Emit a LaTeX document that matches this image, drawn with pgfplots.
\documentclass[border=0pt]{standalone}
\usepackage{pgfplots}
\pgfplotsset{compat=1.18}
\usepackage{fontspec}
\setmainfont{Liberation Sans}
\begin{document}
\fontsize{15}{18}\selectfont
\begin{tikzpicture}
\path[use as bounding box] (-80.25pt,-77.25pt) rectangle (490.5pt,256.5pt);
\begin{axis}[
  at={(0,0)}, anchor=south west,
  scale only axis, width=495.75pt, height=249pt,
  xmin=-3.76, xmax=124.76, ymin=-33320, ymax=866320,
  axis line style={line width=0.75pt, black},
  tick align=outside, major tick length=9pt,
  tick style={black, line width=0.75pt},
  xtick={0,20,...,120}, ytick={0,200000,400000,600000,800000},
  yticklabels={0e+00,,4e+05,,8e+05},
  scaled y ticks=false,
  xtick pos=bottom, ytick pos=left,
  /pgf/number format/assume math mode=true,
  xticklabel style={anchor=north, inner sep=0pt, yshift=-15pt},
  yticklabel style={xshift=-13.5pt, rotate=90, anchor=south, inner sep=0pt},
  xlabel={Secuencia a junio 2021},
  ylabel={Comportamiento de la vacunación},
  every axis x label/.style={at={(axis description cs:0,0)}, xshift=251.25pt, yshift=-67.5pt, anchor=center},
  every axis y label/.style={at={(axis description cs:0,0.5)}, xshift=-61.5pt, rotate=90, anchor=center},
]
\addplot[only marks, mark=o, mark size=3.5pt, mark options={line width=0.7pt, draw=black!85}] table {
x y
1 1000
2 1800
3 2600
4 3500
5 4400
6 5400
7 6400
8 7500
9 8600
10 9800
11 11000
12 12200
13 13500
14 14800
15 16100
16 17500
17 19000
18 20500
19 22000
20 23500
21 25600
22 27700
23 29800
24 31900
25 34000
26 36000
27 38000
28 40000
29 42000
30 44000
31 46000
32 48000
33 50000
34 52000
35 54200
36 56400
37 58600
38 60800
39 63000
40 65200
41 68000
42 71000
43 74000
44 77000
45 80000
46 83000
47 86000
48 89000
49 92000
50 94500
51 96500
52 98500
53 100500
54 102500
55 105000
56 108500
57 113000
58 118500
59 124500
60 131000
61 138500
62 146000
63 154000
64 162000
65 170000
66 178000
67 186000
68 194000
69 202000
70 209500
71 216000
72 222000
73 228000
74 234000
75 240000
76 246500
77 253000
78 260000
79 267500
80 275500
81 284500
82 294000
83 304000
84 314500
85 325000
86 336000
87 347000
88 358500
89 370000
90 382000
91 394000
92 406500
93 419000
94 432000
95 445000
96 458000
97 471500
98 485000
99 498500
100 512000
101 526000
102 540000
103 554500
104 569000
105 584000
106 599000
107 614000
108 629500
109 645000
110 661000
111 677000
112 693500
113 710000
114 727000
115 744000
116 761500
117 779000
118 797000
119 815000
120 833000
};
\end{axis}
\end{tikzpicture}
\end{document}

=== What is required ===
Write out all the data again, exactly as it appears.

=== Exercise answer ===
Emit a LaTeX document that matches this image, drawn with pgfplots.
\documentclass[border=0pt]{standalone}
\usepackage{pgfplots}
\pgfplotsset{compat=1.18}
\usepackage{fontspec}
\setmainfont{Liberation Sans}
\begin{document}
\fontsize{15}{18}\selectfont
\begin{tikzpicture}
\path[use as bounding box] (-80.25pt,-77.25pt) rectangle (490.5pt,256.5pt);
\begin{axis}[
  at={(0,0)}, anchor=south west,
  scale only axis, width=495.75pt, height=249pt,
  xmin=-3.76, xmax=124.76, ymin=-33320, ymax=866320,
  axis line style={line width=0.75pt, black},
  tick align=outside, major tick length=9pt,
  tick style={black, line width=0.75pt},
  xtick={0,20,...,120}, ytick={0,200000,400000,600000,800000},
  yticklabels={0e+00,,4e+05,,8e+05},
  scaled y ticks=false,
  xtick pos=bottom, ytick pos=left,
  /pgf/number format/assume math mode=true,
  xticklabel style={anchor=north, inner sep=0pt, yshift=-15pt},
  yticklabel style={xshift=-13.5pt, rotate=90, anchor=south, inner sep=0pt},
  xlabel={Secuencia a junio 2021},
  ylabel={Comportamiento de la vacunación},
  every axis x label/.style={at={(axis description cs:0,0)}, xshift=251.25pt, yshift=-67.5pt, anchor=center},
  every axis y label/.style={at={(axis description cs:0,0.5)}, xshift=-61.5pt, rotate=90, anchor=center},
]
\addplot[only marks, mark=o, mark size=3.5pt, mark options={line width=0.7pt, draw=black!85}] table {
x y
1 1000
2 1800
3 2600
4 3500
5 4400
6 5400
7 6400
8 7500
9 8600
10 9800
11 11000
12 12200
13 13500
14 14800
15 16100
16 17500
17 19000
18 20500
19 22000
20 23500
21 25600
22 27700
23 29800
24 31900
25 34000
26 36000
27 38000
28 40000
29 42000
30 44000
31 46000
32 48000
33 50000
34 52000
35 54200
36 56400
37 58600
38 60800
39 63000
40 65200
41 68000
42 71000
43 74000
44 77000
45 80000
46 83000
47 86000
48 89000
49 92000
50 94500
51 96500
52 98500
53 100500
54 102500
55 105000
56 108500
57 113000
58 118500
59 124500
60 131000
61 138500
62 146000
63 154000
64 162000
65 170000
66 178000
67 186000
68 194000
69 202000
70 209500
71 216000
72 222000
73 228000
74 234000
75 240000
76 246500
77 253000
78 260000
79 267500
80 275500
81 284500
82 294000
83 304000
84 314500
85 325000
86 336000
87 347000
88 358500
89 370000
90 382000
91 394000
92 406500
93 419000
94 432000
95 445000
96 458000
97 471500
98 485000
99 498500
100 512000
101 526000
102 540000
103 554500
104 569000
105 584000
106 599000
107 614000
108 629500
109 645000
110 661000
111 677000
112 693500
113 710000
114 727000
115 744000
116 761500
117 779000
118 797000
119 815000
120 833000
};
\end{axis}
\end{tikzpicture}
\end{document}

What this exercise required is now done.